Responding to a question from Representative Nydia Velazquez, a New York Democrat, Bernanke said the Fed's policy of keeping its benchmark rate near zero for an "extended period" helps provide support to the economy, "which in our judgment, it still needs."

"The economy's recovery is not firmly established, and we think monetary policy needs to be supportive," he said.

The second round of bond buying follows a $1.7 trillion first round of purchases of mortgage-backed debt and Treasuries.

Since August, when Bernanke signaled the Fed might buy securities to stimulate the economy, "downside risks to the recovery have receded, and the risk of deflation has become negligible," he said in testimony this week.

Many of the questions Bernanke fielded dealt with the outlook for the federal budget deficit, giving the Fed chief an opportunity to reiterate his call for Congress to come up with a long-term plan for reining in the national debt.

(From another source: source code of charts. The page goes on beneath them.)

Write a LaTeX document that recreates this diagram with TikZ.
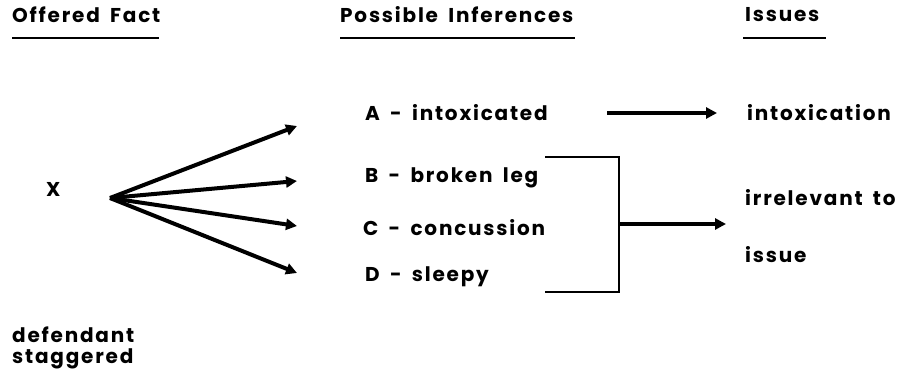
\documentclass[tikz,border=0pt]{standalone}
\usepackage{fontspec}
\newfontfamily\lbl[LetterSpace=9,WordSpace=1.7]{Poppins}
\usetikzlibrary{arrows.meta}
\begin{document}
\begin{tikzpicture}[x=1pt,y=-1pt,
  txt/.style={anchor=west,inner sep=0pt,font=\lbl\fontsize{20}{24}\selectfont\bfseries},
  fan/.style={line width=4pt,-{Triangle[length=11pt,width=11pt]}},
  harrow/.style={line width=3.6pt,-{Triangle[length=11pt,width=11pt]}},
  uline/.style={line width=1.5pt},
  brk/.style={line width=1.3pt}]
\useasboundingbox (0,0) rectangle (904,371);
% headings
\node[txt] (h1) at (12,15) {Offered Fact};
\node[txt] (h2) at (340,15) {Possible Inferences};
\node[txt] (h3) at (745,15) {Issues};
\coordinate (u1a) at (12,38); \coordinate (u1b) at (159,38);
\coordinate (u2a) at (340,38); \coordinate (u2b) at (575,38);
\coordinate (u3a) at (743,38); \coordinate (u3b) at (826,38);
\draw[uline] (u1a) -- (u1b);
\draw[uline] (u2a) -- (u2b);
\draw[uline] (u3a) -- (u3b);
% fact
\node[txt] (x) at (46,189) {X};
\coordinate (o) at (110,198);
\coordinate (ta) at (297,126);
\coordinate (tb) at (297,181);
\coordinate (tc) at (297,226);
\coordinate (td) at (297,273);
\draw[fan] (o) -- (ta);
\draw[fan] (o) -- (tb);
\draw[fan] (o) -- (tc);
\draw[fan] (o) -- (td);
\node[txt] (f1) at (12,335) {defendant};
\node[txt] (f2) at (12,359) {staggered};
% inferences
\node[txt] (A) at (365,113) {A - intoxicated};
\node[txt] (B) at (365,178) {B - broken leg};
\node[txt] (C) at (363,228) {C - concussion};
\node[txt] (D) at (365,277) {D - sleepy};
% bracket
\coordinate (bt) at (545,157); \coordinate (btr) at (619,157);
\coordinate (bb) at (545,292); \coordinate (bbr) at (619,292);
\coordinate (bm) at (619,224);
\draw[brk] (bt) -- (btr) -- (bbr) -- (bb);
% issues
\coordinate (a1) at (607,113);
\node[txt] (i1) at (747,113) {intoxication};
\node[txt] (i2) at (745,198) {irrelevant to};
\node[txt] (i3) at (745,255) {issue};
\coordinate (a1e) at (717,113);
\coordinate (a2e) at (726,224);
\draw[harrow] (a1) -- (a1e);
\draw[harrow] (bm) -- (a2e);
\end{tikzpicture}
\end{document}
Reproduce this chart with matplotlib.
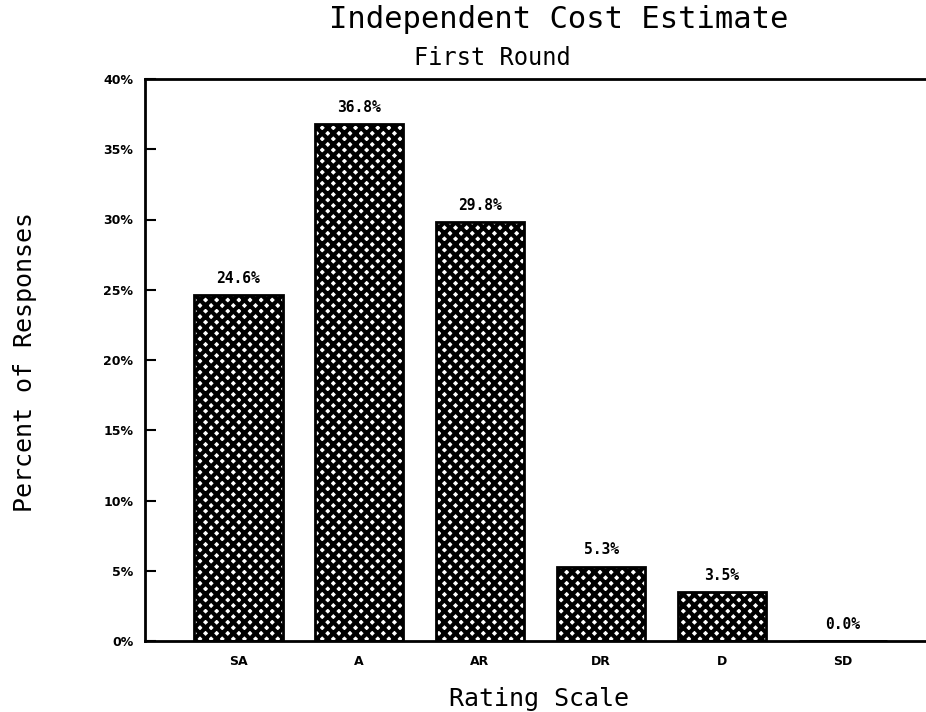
import matplotlib
matplotlib.use("Agg")
import matplotlib.pyplot as plt

categories = ["SA", "A", "AR", "DR", "D", "SD"]
values = [24.6, 36.8, 29.8, 5.3, 3.5, 0.0]
yticks = [0, 5, 10, 15, 20, 25, 30, 35, 40]

W, H = 926, 712
plt.rcParams['hatch.linewidth'] = 3.0
fig = plt.figure(figsize=(W / 100, H / 100), dpi=100)
ax = fig.add_axes([145 / W, 1 - 641 / H, (926 - 145) / W, (641 - 79) / H])

x = list(range(len(categories)))
ax.bar(x, values, width=0.735, facecolor="white", edgecolor="black",
       hatch="xxx", linewidth=2)
for xi, v in zip(x, values):
    ax.text(xi, v + 0.65, f"{v:.1f}%", ha="center", va="bottom",
            fontsize=10.5, fontweight="bold", family="DejaVu Sans Mono")

ax.set_xlim(-0.769, 5.686)
ax.set_ylim(0, 40)
ax.set_yticks(yticks)
ax.set_yticklabels([f"{t}%" for t in yticks], fontsize=9, fontweight="bold")
ax.set_xticks(x)
ax.set_xticklabels(categories, fontsize=9, fontweight="bold")
ax.tick_params(axis="y", direction="in", length=8, width=1.5, pad=8.5)
ax.tick_params(axis="x", length=0, pad=10)
ax.spines["right"].set_visible(False)
for s in ["left", "top", "bottom"]:
    ax.spines[s].set_linewidth(2)

fig.text(559 / W, 1 - 20 / H, "Independent Cost Estimate", ha="center", va="center",
         fontsize=22, family="DejaVu Sans Mono")
fig.text(492 / W, 1 - 58 / H, "First Round", ha="center", va="center",
         fontsize=17, family="DejaVu Sans Mono")
fig.text(539 / W, 1 - 699 / H, "Rating Scale", ha="center", va="center",
         fontsize=18, family="DejaVu Sans Mono")
fig.text(25 / W, 1 - 362 / H, "Percent of Responses", ha="center", va="center",
         rotation=90, fontsize=18, family="DejaVu Sans Mono")

fig.savefig("out.png", dpi=100)
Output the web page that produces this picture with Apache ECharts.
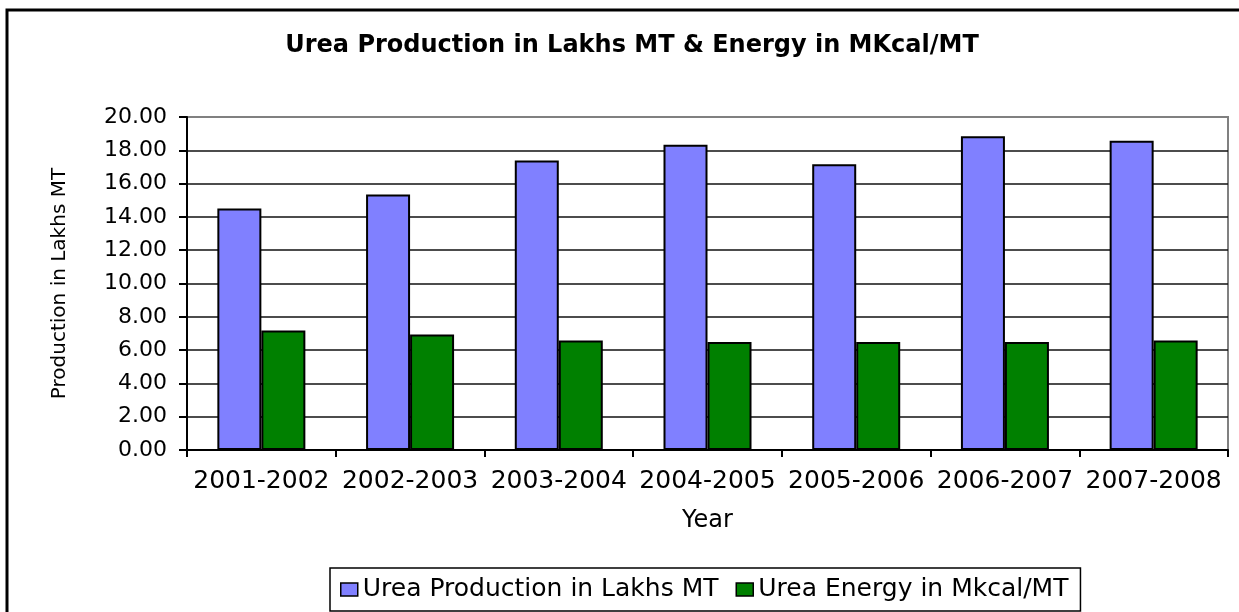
<!DOCTYPE html>
<html>
<head>
<meta charset="utf-8">
<title>Urea Production</title>
<script src="https://cdn.jsdelivr.net/npm/echarts@6/dist/echarts.min.js"></script>
<style>
  html, body { margin: 0; padding: 0; background: #fff; }
  #main { width: 1239px; height: 612px; }
</style>
</head>
<body>
<div id="main"></div>
<script>
const years = ["2001-2002", "2002-2003", "2003-2004", "2004-2005", "2005-2006", "2006-2007", "2007-2008"];
const production = [14.5, 15.34, 17.38, 18.34, 17.16, 18.84, 18.58];
const energy = [7.18, 6.94, 6.58, 6.48, 6.48, 6.48, 6.58];
const seriesNames = ["Urea Production in Lakhs MT", "Urea Energy in Mkcal/MT"];
const myColor = ["#8080FF", "#008000"];

const font = "DejaVu Sans";
const chart = echarts.init(document.getElementById("main"));

// gridlines black, the top one (20.00) is grey like the plot border
const gridColors = [];
for (let i = 0; i < 10; i++) gridColors.push("#111");
gridColors.push("#808080");

chart.setOption({
  animation: false,
  title: {
    text: "Urea Production in Lakhs MT & Energy in MKcal/MT",
    left: 627,
    top: 29,
    textAlign: "center",
    textStyle: { fontFamily: font, fontWeight: "bold", fontSize: 24, color: "#000" },
  },
  graphic: [
    {
      type: "rect",
      shape: { x: 7, y: 10, width: 1260, height: 640 },
      style: { fill: "none", stroke: "#000", lineWidth: 3 },
      silent: true,
    },
  ],
  legend: {
    left: 330,
    top: 568,
    data: seriesNames,
    icon: "rect",
    itemWidth: 17,
    itemHeight: 13,
    itemGap: 17,
    padding: [9, 12, 9, 10],
    borderColor: "#000",
    borderWidth: 1.5,
    itemStyle: { borderColor: "#000", borderWidth: 1.5 },
    textStyle: { fontFamily: font, fontSize: 25, color: "#000" },
  },
  grid: {
    left: 187,
    right: 11,
    top: 117,
    bottom: 162,
    show: true,
    borderColor: "#808080",
    borderWidth: 2,
  },
  xAxis: {
    type: "category",
    data: years,
    name: "Year",
    nameLocation: "middle",
    nameGap: 59,
    nameTextStyle: { fontFamily: font, fontSize: 24, color: "#000" },
    axisLine: { lineStyle: { color: "#000", width: 2 } },
    axisTick: { show: true, length: 7, lineStyle: { color: "#000", width: 2 } },
    axisLabel: { interval: 0, margin: 19, fontFamily: font, fontSize: 25, color: "#000" },
  },
  yAxis: {
    type: "value",
    min: 0,
    max: 20,
    interval: 2,
    name: "Production in Lakhs MT",
    nameLocation: "middle",
    nameRotate: 90,
    nameGap: 117,
    nameTextStyle: { fontFamily: font, fontSize: 20, color: "#000" },
    axisLine: { show: true, lineStyle: { color: "#000", width: 2 } },
    axisTick: { show: true, length: 8, lineStyle: { color: "#000", width: 2 } },
    axisLabel: {
      margin: 20,
      fontFamily: font,
      fontSize: 22,
      color: "#000",
      formatter: (v) => v.toFixed(2),
    },
    splitLine: { show: true, lineStyle: { color: gridColors, width: 1.6 } },
  },
  series: [
    {
      name: seriesNames[0],
      type: "bar",
      data: production,
      barWidth: 44,
      barGap: "0%",
      itemStyle: { color: myColor[0], borderColor: "#000", borderWidth: 2 },
    },
    {
      name: seriesNames[1],
      type: "bar",
      data: energy,
      barWidth: 44,
      barGap: "0%",
      itemStyle: { color: myColor[1], borderColor: "#000", borderWidth: 2 },
    },
  ],
});
</script>
</body>
</html>
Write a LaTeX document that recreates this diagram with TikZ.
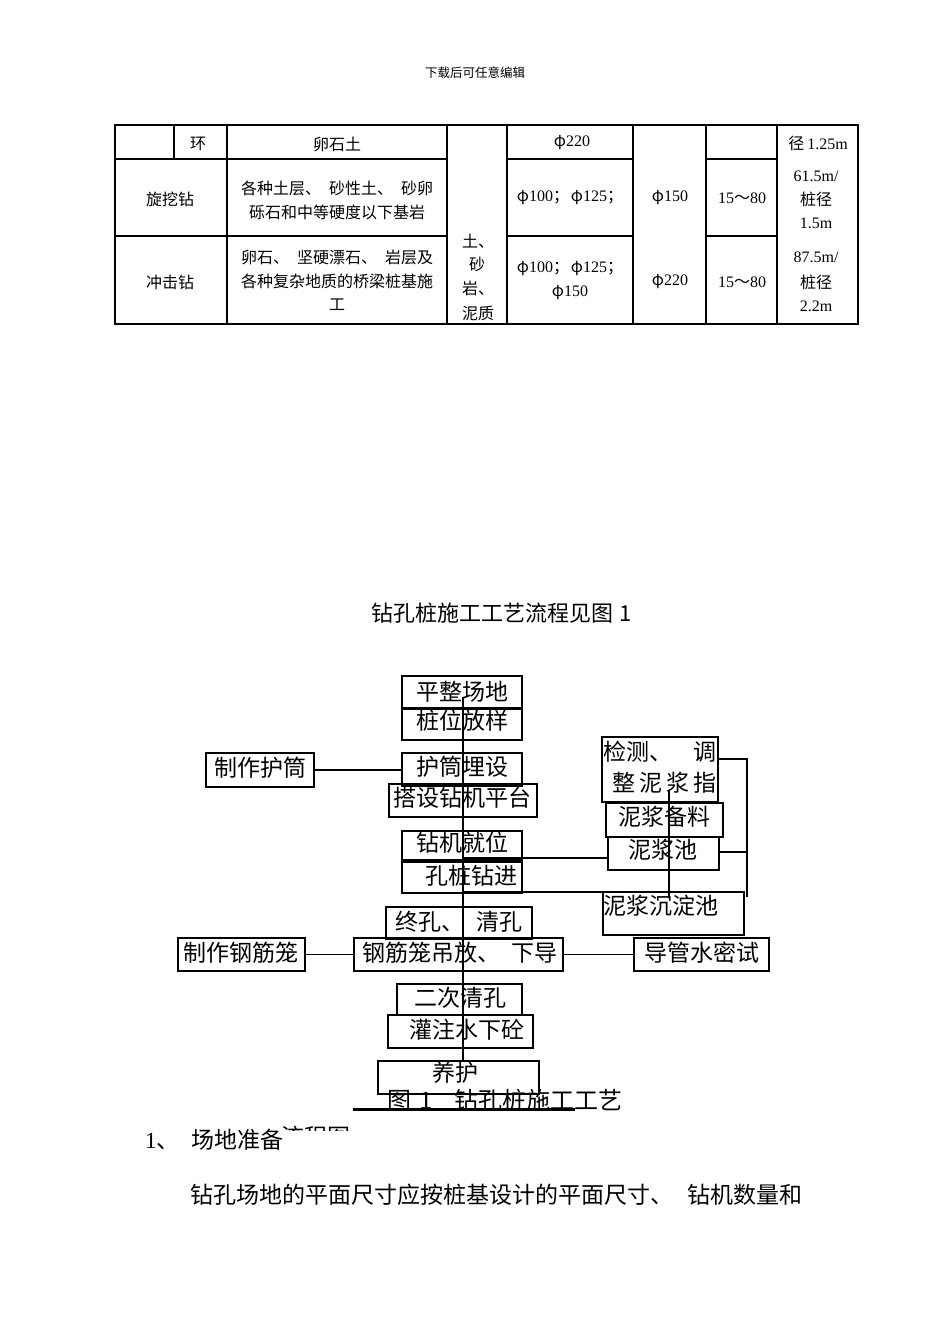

Bernanke's statements resonated especially with House Republican lawmakers. The House passed a bill last month cutting $61 billion from 2011 government spending.

Debt, Deficit

"QE2 has given us some opportunity to act on our debt and deficit, and we have not taken advantage of that," panel Chairman Spencer Bachus, an Alabama Republican, said during today's hearing. "Any criticism directed at the chairman, you need to also sort of point that finger back at yourselves."

Bernanke got caught up in a debate over the extent to which House spending cuts would result in job losses. He told lawmakers the reductions may lead to about 200,000 fewer jobs over the next couple of years. That compares with the prediction of Mark Zandi, chief economist at Moody's Analytics, that the budget reductions would mean 700,000 fewer jobs in the U.S. by the end of 2012.

Last week, the Commerce Department reduced its estimate of fourth-quarter growth to a 2.8 percent annual pace. Consumer purchases rose at a 4.1 percent pace, the most since the same three months in 2006, compared with a 4.4 percent rate originally estimated.